Apa yang saya usulkan ini sejatinya bukan hal baru. Ini adalah warisan langsung dari Rasulullah SAW. Sejak awal kenabiannya, Rasul sangat dekat dengan anak-anak yatim, para janda, budak, dan kaum miskin. Bahkan dalam salah satu haditsnya, Rasulullah bersabda:
“Aku dan orang yang menanggung anak yatim (kedudukannya) di surga seperti ini,” lalu beliau mengisyaratkan dengan jari telunjuk dan jari tengah serta merenggangkan keduanya. (HR. Bukhari).
Rasul tidak sekadar berbicara soal ibadah, tetapi langsung mempraktikkan nilai-nilai sosial Islam. Beliau membangun sistem solidaritas yang konkret, mempersaudarakan kaum Muhajirin dan Anshar, membebaskan budak, mendamaikan suku-suku yang bertikai, dan tentu saja memuliakan kaum dhuafa.
Inilah teladan sejati masjid. Sebuah institusi yang tidak hanya berbicara tentang surga, tapi juga menjawab jeritan lapar dan air mata di bumi.
Saat ini, dunia bergerak dengan cepat. Kesenjangan sosial makin nyata. Di tengah kemajuan teknologi, masih banyak anak-anak yang tidur dengan perut kosong. Di balik pembangunan infrastruktur megah, masih ada ibu-ibu janda yang terpinggirkan. Di antara kerlap-kerlip kota, masih banyak pemuda difabel yang hidup tanpa harapan.
Semua ini tidak bisa kita serahkan sepenuhnya kepada negara. Kita sebagai umat Islam harus bangkit. Dan masjid adalah pusat kebangkitan itu.

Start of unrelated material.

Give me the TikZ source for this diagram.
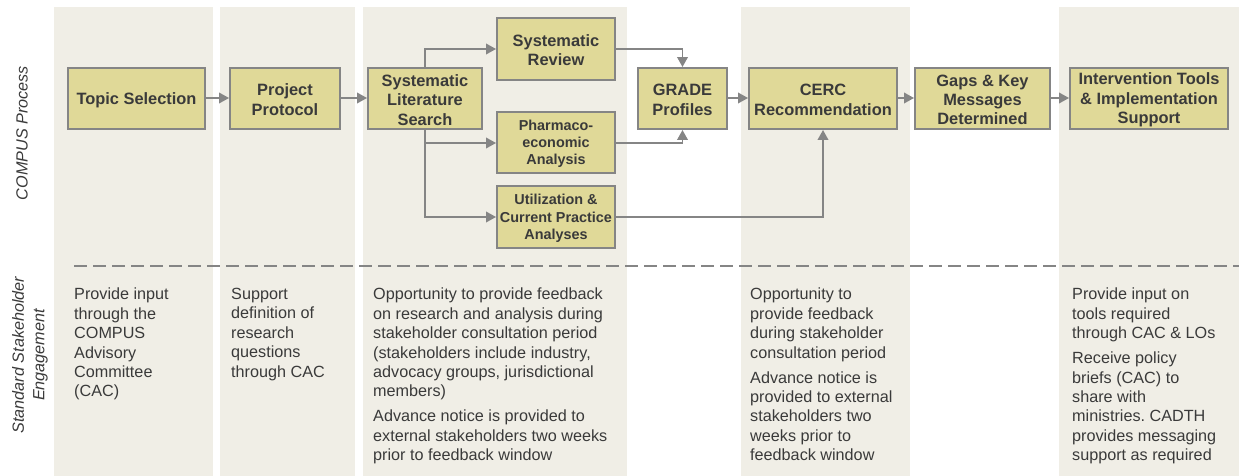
\documentclass[tikz,border=0pt]{standalone}
\usepackage{fontspec}
\setmainfont{Liberation Sans}
\usetikzlibrary{arrows.meta}
\definecolor{panelc}{HTML}{F0EEE6}
\definecolor{boxc}{HTML}{E0D998}
\definecolor{linec}{HTML}{858585}
\definecolor{textc}{HTML}{3A3A3A}
\frenchspacing
\tikzset{
  panel/.style={fill=panelc,draw=none},
  procbox/.style={draw=linec,line width=1.9pt,fill=boxc,minimum height=61pt,inner sep=0pt},
  biglab/.style={align=center,inner sep=0pt,yshift=-1.3pt,text=textc,font=\fontsize{16.4}{19.4}\selectfont\bfseries},
  smalllab/.style={biglab,font=\fontsize{14.4}{17.4}\selectfont\bfseries},
  bigtxt/.style={label={[biglab]center:{#1}}},
  smalltxt/.style={label={[smalllab]center:{#1}}},
  conn/.style={draw=linec,line width=1.9pt,-{Triangle[length=10pt,width=10.5pt]}},
  dashline/.style={draw=linec,line width=2pt,dash pattern=on 12.5pt off 6.5pt},
  bodytxt/.style={anchor=north west,align=left,inner sep=0pt,font=\fontsize{16.2}{19.4}\selectfont,text=textc},
  sidetxt/.style={rotate=90,align=center,font=\fontsize{16.2}{20.5}\selectfont\itshape,text=textc,inner sep=0pt}
}
\begin{document}
\begin{tikzpicture}[x=1pt,y=-1pt]
\useasboundingbox (0,0) rectangle (1239,476);
\fill[panel] (54,7) rectangle (213,476);
\fill[panel] (220,7) rectangle (355,476);
\fill[panel] (363,7) rectangle (627,476);
\fill[panel] (741,7) rectangle (910,476);
\fill[panel] (1059,7) rectangle (1239,476);

\node[procbox,minimum width=137pt,bigtxt={Topic Selection}] (topic) at (136.5,98.5) {};
\node[procbox,minimum width=110pt,bigtxt={Project\\Protocol}] (proto) at (285,98.5) {};
\node[procbox,minimum width=114pt,bigtxt={Systematic\\Literature\\Search}] (sls) at (425,98.5) {};
\node[procbox,minimum width=118pt,minimum height=62pt,bigtxt={Systematic\\Review}] (sr) at (556,49) {};
\node[procbox,minimum width=118pt,smalltxt={Pharmaco-\\economic\\Analysis}] (pe) at (556,142.5) {};
\node[procbox,minimum width=118pt,minimum height=62pt,smalltxt={Utilization \&\\Current Practice\\Analyses}] (ut) at (556,217) {};
\node[procbox,minimum width=89pt,bigtxt={GRADE\\Profiles}] (grade) at (682.5,98.5) {};
\node[procbox,minimum width=148pt,bigtxt={CERC\\Recommendation}] (cerc) at (823,98.5) {};
\node[procbox,minimum width=135pt,bigtxt={Gaps \& Key\\Messages\\Determined}] (gaps) at (982.5,98.5) {};
\node[procbox,minimum width=158pt,bigtxt={Intervention Tools\\\& Implementation\\Support}] (tools) at (1149,98.5) {};

\draw[conn] ([yshift=.5pt]topic.east) -- ([yshift=.5pt]proto.west);
\draw[conn] ([yshift=.5pt]proto.east) -- ([yshift=.5pt]sls.west);
\draw[conn] (sls.north) |- (sr.west);
\draw[conn] (sls.south) |- ([yshift=-.5pt]pe.west);
\draw[conn] (sls.south) |- (ut.west);
\draw[conn] (sr.east) -| (grade.north);
\draw[conn] ([yshift=-.5pt]pe.east) -| (grade.south);
\draw[conn] (ut.east) -| (cerc.south);
\draw[conn] ([yshift=.5pt]grade.east) -- ([yshift=.5pt]cerc.west);
\draw[conn] ([yshift=.5pt]cerc.east) -- ([yshift=.5pt]gaps.west);
\draw[conn] ([yshift=.5pt]gaps.east) -- ([yshift=.5pt]tools.west);

\coordinate (dashl) at (74,265.5);
\coordinate (dashr) at (1239,265.5);
\draw[dashline] (dashl) -- (dashr);

\node[sidetxt] (s1) at (22,133) {COMPUS Process};
\node[sidetxt] (s2) at (30,355) {Standard Stakeholder\\Engagement};

\node[bodytxt] (b1) at (74,288) {Provide input\\through the\\COMPUS\\Advisory\\Committee\\(CAC)};
\node[bodytxt] (b2) at (231,288) {Support\\definition of\\research\\questions\\through CAC};
\node[bodytxt] (b3) at (373,288) {Opportunity to provide feedback\\on research and analysis during\\stakeholder consultation period\\(stakeholders include industry,\\advocacy groups, jurisdictional\\members)\\[5.6pt]Advance notice is provided to\\external stakeholders two weeks\\prior to feedback window};
\node[bodytxt] (b4) at (750,288) {Opportunity to\\provide feedback\\during stakeholder\\consultation period\\[5.6pt]Advance notice is\\provided to external\\stakeholders two\\weeks prior to\\feedback window};
\node[bodytxt] (b5) at (1072,288) {Provide input on\\tools required\\through CAC \& LOs\\[5.6pt]Receive policy\\briefs (CAC) to\\share with\\ministries. CADTH\\provides messaging\\support as required};
\end{tikzpicture}
\end{document}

Masjid harus menjadi ruang yang terbuka, inklusif, dan berpihak pada yang lemah. Ia harus bersinergi dengan berbagai elemen masyarakat. Ia harus aktif menyapa masyarakat, bukan hanya menunggu jamaah datang. Ia harus menjadi bagian dari denyut nadi kehidupan sosial, bukan hanya simbol arsitektural keislaman.
Mari kita bermuhasabah. Apakah masjid kita hari ini sudah cukup ramah terhadap anak yatim? Sudahkah masjid kita memuliakan kaum difabel? Sudahkah masjid kita menjadi pelindung bagi fakir miskin?

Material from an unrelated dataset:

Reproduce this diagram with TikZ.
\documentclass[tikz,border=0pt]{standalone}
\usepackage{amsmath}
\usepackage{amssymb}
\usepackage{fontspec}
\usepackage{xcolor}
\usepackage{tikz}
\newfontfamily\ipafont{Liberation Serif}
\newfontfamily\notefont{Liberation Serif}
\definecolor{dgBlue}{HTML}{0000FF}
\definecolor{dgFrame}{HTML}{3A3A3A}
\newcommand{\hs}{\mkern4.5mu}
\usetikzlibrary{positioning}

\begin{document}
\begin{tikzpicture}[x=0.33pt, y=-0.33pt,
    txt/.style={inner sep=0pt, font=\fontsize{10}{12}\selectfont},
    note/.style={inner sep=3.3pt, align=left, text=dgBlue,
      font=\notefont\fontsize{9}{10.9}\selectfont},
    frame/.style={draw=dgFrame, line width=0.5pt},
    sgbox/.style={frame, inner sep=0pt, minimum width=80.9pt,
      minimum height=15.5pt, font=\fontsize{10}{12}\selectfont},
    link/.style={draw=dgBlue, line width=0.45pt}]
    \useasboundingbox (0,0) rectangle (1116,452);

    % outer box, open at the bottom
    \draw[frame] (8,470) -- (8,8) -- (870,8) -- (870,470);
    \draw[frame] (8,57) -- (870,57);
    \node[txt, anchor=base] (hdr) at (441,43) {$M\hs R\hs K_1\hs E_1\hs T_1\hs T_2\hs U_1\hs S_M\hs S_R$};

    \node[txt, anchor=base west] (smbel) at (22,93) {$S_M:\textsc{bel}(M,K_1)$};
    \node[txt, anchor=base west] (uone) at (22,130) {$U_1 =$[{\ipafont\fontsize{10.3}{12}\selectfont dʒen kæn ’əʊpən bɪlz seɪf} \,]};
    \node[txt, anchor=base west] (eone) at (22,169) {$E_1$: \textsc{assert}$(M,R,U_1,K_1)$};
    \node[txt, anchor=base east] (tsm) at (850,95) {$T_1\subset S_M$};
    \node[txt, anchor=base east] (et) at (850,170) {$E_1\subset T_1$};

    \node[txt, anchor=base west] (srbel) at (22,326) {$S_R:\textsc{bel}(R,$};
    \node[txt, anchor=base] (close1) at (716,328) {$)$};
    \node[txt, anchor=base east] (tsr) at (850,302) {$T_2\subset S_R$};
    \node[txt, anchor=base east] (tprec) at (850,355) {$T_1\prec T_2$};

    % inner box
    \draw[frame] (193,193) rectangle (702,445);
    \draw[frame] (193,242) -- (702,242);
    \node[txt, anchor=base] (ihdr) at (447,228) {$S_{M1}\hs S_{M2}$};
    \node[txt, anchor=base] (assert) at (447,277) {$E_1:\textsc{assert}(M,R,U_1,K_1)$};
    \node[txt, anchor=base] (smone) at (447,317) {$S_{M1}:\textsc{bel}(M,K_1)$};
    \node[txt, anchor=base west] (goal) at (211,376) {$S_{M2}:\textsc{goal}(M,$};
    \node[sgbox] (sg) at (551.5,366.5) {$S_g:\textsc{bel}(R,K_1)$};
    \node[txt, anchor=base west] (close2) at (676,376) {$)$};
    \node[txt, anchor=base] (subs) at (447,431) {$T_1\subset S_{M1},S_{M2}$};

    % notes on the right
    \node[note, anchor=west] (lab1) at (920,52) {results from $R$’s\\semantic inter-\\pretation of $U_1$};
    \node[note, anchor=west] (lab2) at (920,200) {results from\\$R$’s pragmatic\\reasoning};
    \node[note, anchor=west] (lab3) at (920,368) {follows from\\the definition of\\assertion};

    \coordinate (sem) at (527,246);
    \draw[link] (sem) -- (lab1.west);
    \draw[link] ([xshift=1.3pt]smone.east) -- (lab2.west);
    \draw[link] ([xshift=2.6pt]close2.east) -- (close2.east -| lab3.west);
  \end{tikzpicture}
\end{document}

Jika belum, mari kita ubah. Dari masjid, kita bangun peradaban. Dari masjid, kita bangkitkan solidaritas. Dan dari masjid pula, kita ukir sejarah baru bahwa Islam bukan sekadar agama yang mengajarkan ibadah, tapi juga membebaskan manusia dari penderitaan.
Sebab, masjid bukan hanya tempat sujud, ia adalah rumah kasih sayang, harapan, dan keadilan sosial.